Psikolojik Etkiler: Kaygıdan Tükenmişliğe
Sağlıksız mükemmeliyetçilik zamanla ruh sağlığımızı ciddi biçimde zorlar.
-
Kaygı ve stres: “Hata yaparsam ne olur?” düşüncesi, kronik bir kaygıya dönüşür.
-
Erteleme: Kişi, işi kusursuz yapamayacağını düşündüğünde onu ertelemeye başlar. Bu da üretkenliği azaltır, suçluluk duygusunu artırır.
-
Tükenmişlik: Bitmeyen çaba ve baskı enerjimizi tüketir, depresif duygular artar.
-
İlişkilerde sorunlar: Yalnızca kendimize değil, çevremize de yüksek standartlar koymaya başlarız. Bu durum ilişkilerde kırgınlık ve mesafe yaratır.
Sonuç olarak; daha çok çaba, daha az tatmin, daha çok yorgunluk…
Yani tam anlamıyla bir kısır döngü.
Kökler: Çocukluk ve Toplumun Baskısı
Kimse mükemmeliyetçi doğmaz. Bu eğilim çoğu zaman çocuklukta öğrenilir.
Sadece başarılı olduğunda sevgi gören bir çocuk, “Hata yaparsam sevilmem” inancıyla büyüyebilir.
Ailedeki sıkı eleştiriler ya da kıyaslamalar da bu süreci besler.
Toplumsal kültürün etkisi de büyüktür.

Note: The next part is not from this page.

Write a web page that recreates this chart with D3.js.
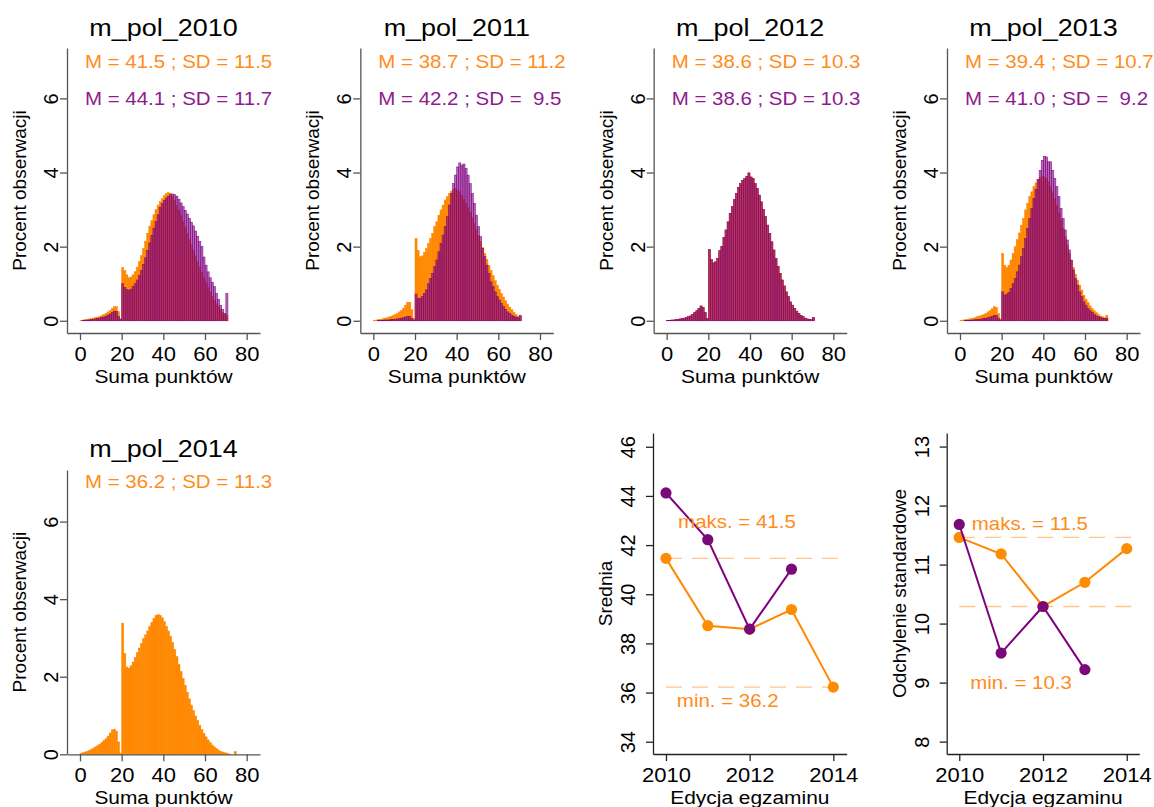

Rekabetçi eğitim sistemi, sosyal medyada sürekli “kusursuz” hayatların sunulması, bireylerde hep en iyisi olma baskısı yaratır.

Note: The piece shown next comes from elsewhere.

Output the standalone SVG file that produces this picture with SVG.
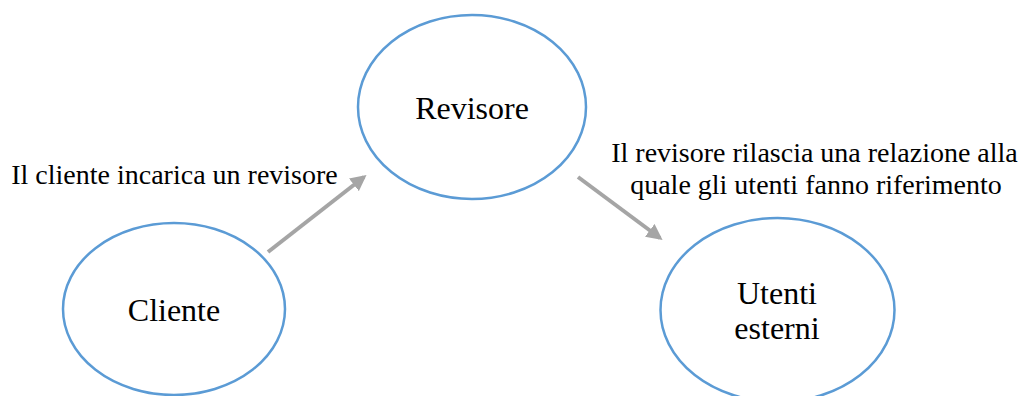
<svg xmlns="http://www.w3.org/2000/svg" width="1023" height="396" viewBox="0 0 1023 396">
  <style>
    .node { fill: #ffffff; stroke: #5b9bd5; stroke-width: 2.5; }
    .label { font-family: "Liberation Serif", "Times New Roman", serif; fill: #000000; text-anchor: middle; }
    .nlabel { font-size: 32px; }
    .elabel { font-size: 28px; }
    .link { stroke: #a5a5a5; stroke-width: 4; fill: none; }
  </style>
  <defs>
    <marker id="arrow" viewBox="0 0 10 10" refX="8" refY="5" markerWidth="4" markerHeight="4" orient="auto" markerUnits="strokeWidth">
      <path d="M0,0 L10,5 L0,10 Z" fill="#a5a5a5"/>
    </marker>
  </defs>
  <rect width="1023" height="396" fill="#ffffff"/>

  <g id="revisore">
    <ellipse class="node" cx="472" cy="107" rx="114" ry="92"/>
    <text class="label nlabel" x="472" y="119">Revisore</text>
  </g>

  <g id="cliente">
    <ellipse class="node" cx="174" cy="309" rx="111" ry="86"/>
    <text class="label nlabel" x="174" y="321">Cliente</text>
  </g>

  <g id="utenti-esterni">
    <ellipse class="node" cx="777.5" cy="310" rx="117" ry="92"/>
    <text class="label nlabel" x="777" y="304">Utenti</text>
    <text class="label nlabel" x="777" y="339">esterni</text>
  </g>

  <g id="connectors">
    <line class="link" x1="268" y1="252" x2="364" y2="177" marker-end="url(#arrow)"/>
    <line class="link" x1="578" y1="177" x2="660" y2="238" marker-end="url(#arrow)"/>
    <text class="label elabel" x="174.5" y="184">Il cliente incarica un revisore</text>
    <text class="label elabel" x="814.5" y="162">Il revisore rilascia una relazione alla</text>
    <text class="label elabel" x="816" y="194">quale gli utenti fanno riferimento</text>
  </g>
</svg>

Zamanla bu baskı içselleştirilir ve biz farkına varmadan içimizde katı bir eleştirmene dönüşür.
Başa Çıkma Yolları: İçsel Eleştirmeni Yumuşatmak
Mükemmeliyetçilikten tamamen kurtulmak mümkün olmasa da onunla daha sağlıklı bir ilişki kurabiliriz.
İşte birkaç yol:
-
Düşünceleri fark etmek ve sorular sormak:
İçimizdeki ses bize ne söylüyor?
“Herkes beni yargılıyor” düşüncesi gerçekte doğru mu?-
Hangi alanlarda kendimden “kusursuzluk” bekliyorum?
-
Hata yaptığımda kendime nasıl davranıyorum?
-
İçimdeki eleştirmeni susturmak yerine onunla konuşmayı denesem ne olurdu?

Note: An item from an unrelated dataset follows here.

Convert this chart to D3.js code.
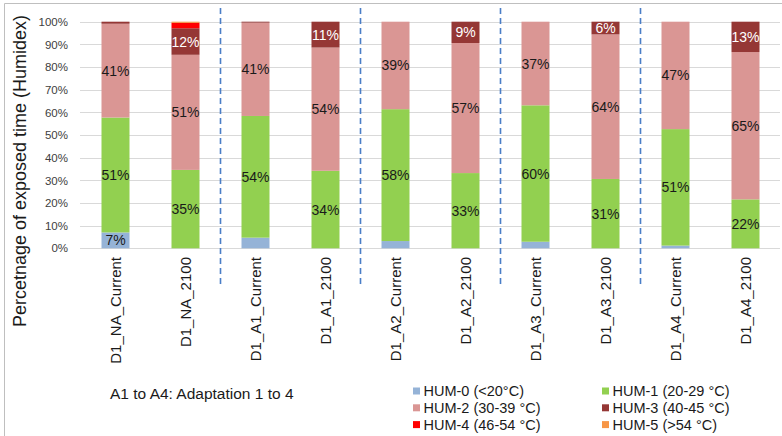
<!DOCTYPE html>
<html>
<head>
<meta charset="utf-8">
<script src="https://cdn.jsdelivr.net/npm/d3@7"></script>
<style>
  html, body { margin: 0; padding: 0; background: #fff; }
  svg { display: block; font-family: "Liberation Sans", Arial, sans-serif; }
</style>
</head>
<body>
<svg id="chart" width="782" height="436"></svg>
<script>
const categories = ["D1_NA_Current","D1_NA_2100","D1_A1_Current","D1_A1_2100","D1_A2_Current","D1_A2_2100","D1_A3_Current","D1_A3_2100","D1_A4_Current","D1_A4_2100"];
const seriesKeys = ["HUM-0","HUM-1","HUM-2","HUM-3","HUM-4","HUM-5"];
const legendLabels = ["HUM-0 (<20°C)","HUM-1 (20-29 °C)","HUM-2 (30-39 °C)","HUM-3 (40-45 °C)","HUM-4 (46-54 °C)","HUM-5 (>54 °C)"];
const seriesColors = ["#95B3D7","#92D050","#DA9694","#953735","#FF0000","#F79646"];
const hum0 = [7.0, 0, 4.7, 0, 3.2, 0, 2.9, 0, 1.2, 0];
const hum1 = [50.7, 34.6, 53.7, 34.2, 58.2, 33.2, 60.2, 30.6, 51.4, 21.6];
const hum2 = [41.4, 50.8, 41.2, 54.4, 38.6, 57.4, 36.9, 63.8, 47.4, 65.0];
const hum3 = [0.9, 11.7, 0.4, 11.4, 0, 9.4, 0, 5.6, 0, 13.4];
const hum4 = [0, 2.4, 0, 0, 0, 0, 0, 0, 0, 0];
const hum5 = [0, 0.5, 0, 0, 0, 0, 0, 0, 0, 0];
const yTicks = [0,10,20,30,40,50,60,70,80,90,100];
const yTitle = "Percetnage of exposed time (Humidex)";
const noteText = "A1 to A4: Adaptation 1 to 4";
const labelThreshold = 5;

const seriesValues = [hum0, hum1, hum2, hum3, hum4, hum5];
const rows = categories.map((c, i) => {
  const r = { cat: c };
  seriesKeys.forEach((k, j) => r[k] = seriesValues[j][i]);
  return r;
});

const svg = d3.select("#chart");

// outer frame (left + top edges)
svg.append("path").attr("d", "M4.5,436 V3.5 H782").attr("fill", "none")
  .attr("stroke", "#BFBFBF").attr("stroke-width", 1);

const x = d3.scaleBand().domain(categories).range([80.5, 780.5]).paddingInner(0.6).paddingOuter(0.3);
const y = d3.scaleLinear().domain([0, 100]).range([248.3, 21.7]);

// gridlines
svg.append("g").selectAll("line").data(yTicks).join("line")
  .attr("x1", 80).attr("x2", 780)
  .attr("y1", d => Math.round(y(d)) + 0.5).attr("y2", d => Math.round(y(d)) + 0.5)
  .attr("stroke", "#D9D9D9").attr("stroke-width", 1);

// y axis labels
const yAxis = d3.axisLeft(y).tickValues(yTicks).tickFormat(d => d + "%").tickSize(0).tickPadding(0);
const gy = svg.append("g").attr("transform", "translate(68,0)").call(yAxis);
gy.select(".domain").remove();
gy.selectAll("text").attr("font-size", "11.5px").attr("fill", "#404040")
  .attr("font-family", "'Liberation Sans', Arial, sans-serif");

// stacked bars
const stack = d3.stack().keys(seriesKeys);
const stacked = stack(rows);
const layers = svg.append("g").selectAll("g").data(stacked).join("g")
  .attr("fill", (d, i) => seriesColors[i]);
layers.selectAll("rect").data(d => d.map(p => ({ p, key: d.key }))).join("rect")
  .attr("x", d => x(d.p.data.cat))
  .attr("width", x.bandwidth())
  .attr("y", d => y(d.p[1]))
  .attr("height", d => Math.max(0, y(d.p[0]) - y(d.p[1])));

// data labels
const lbl = svg.append("g");
stacked.forEach((layer, i) => {
  layer.forEach(p => {
    const v = p[1] - p[0];
    if (v < labelThreshold) return;
    lbl.append("text")
      .attr("x", x(p.data.cat) + x.bandwidth() / 2)
      .attr("y", (y(p[0]) + y(p[1])) / 2)
      .attr("dy", "0.36em")
      .attr("text-anchor", "middle")
      .attr("font-size", "14px")
      .attr("fill", layer.key === "HUM-3" ? "#FFFFFF" : "#1a1a1a")
      .text(Math.round(v) + "%");
  });
});

// category labels (rotated)
const xAxis = d3.axisBottom(x).tickSize(0).tickPadding(0);
const gx = svg.append("g").attr("transform", "translate(0,257)").call(xAxis);
gx.select(".domain").remove();
gx.selectAll("text")
  .attr("font-size", "15px").attr("fill", "#1a1a1a")
  .attr("font-family", "'Liberation Sans', Arial, sans-serif")
  .attr("transform", "rotate(-90)")
  .attr("text-anchor", "end")
  .attr("x", 0).attr("y", 0).attr("dy", "0.36em");

// dashed group separators
const sepIdx = [2, 4, 6, 8];
svg.append("g").selectAll("line").data(sepIdx).join("line")
  .attr("x1", i => x(categories[i]) - x.step() * x.paddingInner() / 2)
  .attr("x2", i => x(categories[i]) - x.step() * x.paddingInner() / 2)
  .attr("y1", 8).attr("y2", 286)
  .attr("stroke", "#4A7EC7").attr("stroke-width", 1.6)
  .attr("stroke-dasharray", "6,4");

// y title
svg.append("text")
  .attr("transform", "translate(20,171) rotate(-90)")
  .attr("dy", "0.36em")
  .attr("text-anchor", "middle")
  .attr("font-size", "18px").attr("fill", "#1a1a1a")
  .text(yTitle);

// note
svg.append("text").attr("x", 110).attr("y", 393).attr("dy", "0.36em")
  .attr("font-size", "15.5px").attr("fill", "#1a1a1a").text(noteText);

// legend
const legend = svg.append("g");
seriesKeys.forEach((k, i) => {
  const col = i % 2, row = Math.floor(i / 2);
  const lx = col === 0 ? 413 : 602;
  const ly = 391 + row * 16.8;
  legend.append("rect").attr("x", lx).attr("y", ly - 3.5).attr("width", 7).attr("height", 7)
    .attr("fill", seriesColors[i]);
  legend.append("text").attr("x", lx + 10.5).attr("y", ly).attr("dy", "0.36em")
    .attr("font-size", "14.5px").attr("fill", "#1a1a1a").text(legendLabels[i]);
});
</script>
</body>
</html>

Bu sorular üzerine düşünmek, mükemmeliyetçiliği dönüştürmenin ilk adımı olabilir. Çünkü farkındalık, değişimin anahtarıdır.
-
-
Hataları yeniden tanımlamak:
Hata, değersizliğin kanıtı değil; öğrenmenin bir parçasıdır. Küçük riskler almak, denemek ve yanılmak aslında gelişimin yoludur. -
“Yeterince iyi”yi kabul etmek:
Kusursuzluk yerine “yeterince iyi”ye odaklanmak, hem üretkenliği hem huzuru artırır. -
Öz-şefkat geliştirmek:
Kendi kendimize nasıl konuştuğumuz çok önemlidir.
Bir dostumuza nazik davranır gibi kendimize yaklaşmak, içsel eleştirmenin sesini yumuşatır. -
Destek almak:
Gerektiğinde profesyonel destek almak, otomatikleşmiş olumsuz düşünceleri fark etmeyi ve daha sağlıklı alternatifler geliştirmeyi kolaylaştırır.
Sonuç: İnsan Olmanın Güzelliği
Mükemmeliyetçilik bir kader değildir.
İçimizdeki katı eleştirmen çocukluktan ya da toplumdan bize miras kalmış olabilir; ama onu fark edip dönüştürmek elimizdedir.
Hayat, kusurları ve hatalarıyla birlikte değerlidir.
“Yeterince iyi” olmayı kabul ettiğimizde hem üretkenliğimiz artar hem de yaşamdan aldığımız keyif çoğalır.
Kendimize nazik davrandığımızda, sadece kendi ruh sağlığımıza değil, ilişkilerimize de iyi geliriz.
Çünkü bizi birbirimize yaklaştıran şey mükemmellik değil, insanlıktır.